Theoretical High Energy Physics

Holography, quantum entanglement and the emergence of spacetime

Arguably the most profound theoretical breakthough in the past 25 years has been the discovery of Holography. This by now strongly supported conjecture states a remarkable equivalence between gravity theories in certain spacetimes and lower-dimensional quantum field theories that can be thought of as living at the boundary of the gravitational spacetimes. Whilst this conjecture was originally formulated in a deductive (or top-down) manner in the context of string theory, it has now also been applied in an inductive (bottom-up) fashion to a wide range of physical systems including condensed matter systems, fluid mechanics, and the quark-gluon plasma created in heavy ion collisions.

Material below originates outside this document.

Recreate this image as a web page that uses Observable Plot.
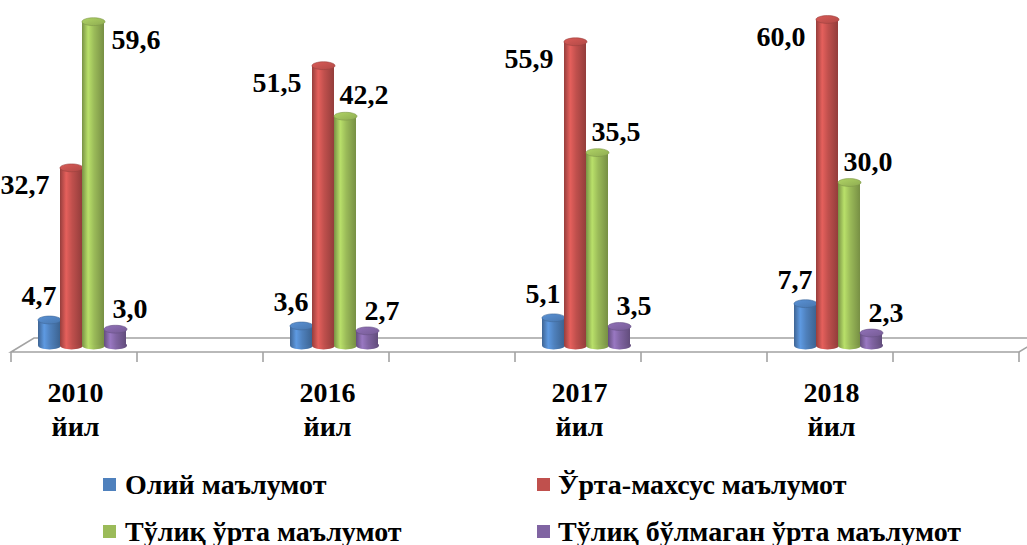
<!DOCTYPE html>
<html><head><meta charset="utf-8">
<script src="https://cdn.jsdelivr.net/npm/d3@7"></script>
<script src="https://cdn.jsdelivr.net/npm/@observablehq/plot@0.6"></script>
<style>
body{margin:0;background:#fff;overflow:hidden;font-family:"Liberation Serif","Times New Roman",serif;}
#legend{position:relative;width:1027px;height:105px;}
.sw{position:absolute;width:13px;height:13px;}
.lt{position:absolute;font-size:28px;line-height:28px;font-weight:bold;white-space:nowrap;color:#000;}
</style></head><body>
<svg width="0" height="0" style="position:absolute"><defs id="defs"></defs></svg>
<div id="chart"></div><div id="legend"></div>
<script>
// ---- data ----
const categories = ["2010 йил", "2016 йил", "2017 йил", "2018 йил"];
const seriesNames = ["Олий маълумот", "Ўрта-махсус маълумот", "Тўлиқ ўрта маълумот", "Тўлиқ бўлмаган ўрта маълумот"];
const oliy = [4.7, 3.6, 5.1, 7.7];
const urtaMaxsus = [32.7, 51.5, 55.9, 60.0];
const tuliqUrta = [59.6, 42.2, 35.5, 30.0];
const tuliqBulmagan = [3.0, 2.7, 3.5, 2.3];
const seriesValues = [oliy, urtaMaxsus, tuliqUrta, tuliqBulmagan];
const colors = ["#4f81bd", "#c0504d", "#9bbb59", "#8064a2"];

const rows = categories.flatMap((cat, i) => seriesValues.map((vals, s) => ({cat, series: seriesNames[s], s, value: vals[i]})));
const fmt = v => d3.format(".1f")(v).replace(".", ",");

// gradients for cylinder shading
const defs = d3.select("#defs");
colors.forEach((c, s) => {
  const base = d3.color(c);
  const g = defs.append("linearGradient").attr("id", "g" + s).attr("x1", 0).attr("x2", 1).attr("y1", 0).attr("y2", 0);
  [[0, base.darker(0.7)], [0.28, base.brighter(0.5)], [0.55, base], [1, base.darker(0.75)]]
    .forEach(([o, col]) => g.append("stop").attr("offset", o).attr("stop-color", col.formatHex()));
  const gc = defs.append("linearGradient").attr("id", "c" + s).attr("x1", 0).attr("x2", 1).attr("y1", 0).attr("y2", 1);
  [[0, base.brighter(0.35)], [1, base.darker(0.25)]]
    .forEach(([o, col]) => gc.append("stop").attr("offset", o).attr("stop-color", col.formatHex()));
});

// ellipse symbol for cylinder ends
const ellipse = {draw(ctx, size) {
  const rx = Math.sqrt(size / Math.PI), ry = rx * 0.34, k = 0.5523;
  ctx.moveTo(rx, 0);
  ctx.bezierCurveTo(rx, ry * k, rx * k, ry, 0, ry);
  ctx.bezierCurveTo(-rx * k, ry, -rx, ry * k, -rx, 0);
  ctx.bezierCurveTo(-rx, -ry * k, -rx * k, -ry, 0, -ry);
  ctx.bezierCurveTo(rx * k, -ry, rx, -ry * k, rx, 0);
  ctx.closePath();
}};

const R = 11.5;
const bySeries = s => rows.filter(d => d.s === s);
const marks = [];
seriesNames.forEach((n, s) => {
  marks.push(Plot.dot(bySeries(s), {fx: "cat", x: "series", y: () => 0, r: R, symbol: ellipse, fill: `url(#g${s})`, stroke: "none"}));
  marks.push(Plot.barY(bySeries(s), {fx: "cat", x: "series", y: "value", fill: `url(#g${s})`}));
  marks.push(Plot.dot(bySeries(s), {fx: "cat", x: "series", y: "value", r: R, symbol: ellipse, fill: `url(#c${s})`,
    stroke: d3.color(colors[s]).darker(0.6).formatHex(), strokeWidth: 0.6}));
});
const lab = {fx: "cat", x: "series", y: "value", text: d => fmt(d.value), lineAnchor: "bottom", fontSize: 28, fontWeight: "bold", fill: "#000"};
marks.push(Plot.text(bySeries(0), {...lab, textAnchor: "end", dx: 7, dy: -15}));
marks.push(Plot.text(bySeries(1), {...lab, textAnchor: "end", dx: -22, dy: 26}));
// green labels: beside the bar when there is no room above it
marks.push(Plot.text(bySeries(2).filter(d => d.value <= 50), {...lab, textAnchor: "start", dx: -6, dy: -12}));
marks.push(Plot.text(bySeries(2).filter(d => d.value > 50), {...lab, textAnchor: "start", dx: 18, dy: 27}));
marks.push(Plot.text(bySeries(3), {...lab, textAnchor: "start", dx: -3, dy: -11}));
marks.push(Plot.axisFx({anchor: "bottom", tickSize: 0, tickPadding: 26, dx: -62, fontSize: 28, fontWeight: "bold",
  lineHeight: 1.2, tickFormat: d => d.replace(" ", "\n"), label: null, fill: "#000"}));

const chart = Plot.plot({
  width: 1027, height: 440,
  marginLeft: 11, marginRight: 8, marginTop: 0, marginBottom: 88,
  fx: {domain: categories, padding: 0, label: null},
  x: {domain: seriesNames, paddingInner: 0, paddingOuter: 3.48, align: 0.1625, axis: null},
  y: {domain: [0, 60], range: [345, 19], axis: null},
  style: {fontFamily: '"Liberation Serif","Times New Roman",serif', background: "white", color: "#000", overflow: "visible"},
  marks
});
document.getElementById("chart").appendChild(chart);

// 3D floor under the bars, from the plot's scales
const fxs = chart.scale("fx"), ys = chart.scale("y");
const xa = fxs.apply(categories[0]), xb = fxs.apply(categories[categories.length - 1]) + fxs.bandwidth;
const y0 = ys.apply(0), front = y0 + 7, back = y0 - 7, depth = 23;
const floor = d3.select(chart).insert("g", ":first-child").attr("fill", "none").attr("stroke", "#a3a3a3").attr("stroke-width", 1.6);
floor.append("path").attr("fill", "#fff")
  .attr("d", `M${xa},${front}L${xb},${front}L${xb + depth},${back}L${xa + depth},${back}Z`);
const tickXs = [];
categories.forEach(c => { tickXs.push(fxs.apply(c)); tickXs.push(fxs.apply(c) + fxs.bandwidth / 2); });
tickXs.push(xb);
tickXs.forEach(x => floor.append("line").attr("x1", x).attr("x2", x).attr("y1", front).attr("y2", front + 10));

// legend
const leg = d3.select("#legend");
const pos = [[103, 125, 38, 30.5], [537, 558, 38, 30.5], [103, 125, 85, 77.5], [537, 558, 85, 77.5]];
seriesNames.forEach((n, s) => {
  const [sx, tx, sy, ty] = pos[s];
  leg.append("div").attr("class", "sw").style("left", sx + "px").style("top", sy + "px").style("background", colors[s]);
  leg.append("div").attr("class", "lt").style("left", tx + "px").style("top", ty + "px").text(n);
});
</script>
</body></html>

An important question is how exactly the higher-dimensional gravitational spacetime is encoded in the lower-dimensional quantum field theory. Research of the last decade suggests that quantum entanglement plays a crucial role in this. In some cases, the relevant entanglement is between degrees of freedom in different spatial regions, but in other cases, most notably in matrix models, one also needs entanglement between “internal” degrees of freedom. Motivated by this, one aim of our research is to learn how to describe and compute entanglement between the degrees of freedom in systems of interacting matrices.

A specific question is how to decode what happens inside a black hole, and relatedly, how the Hawking radiation of an evaporating black hole contains information about the matter from which the black hole was formed. Recent progress suggests that entanglement plays a key role in this, and we are investigating possible ways in which radiation may or may not “know” about black hole interiors.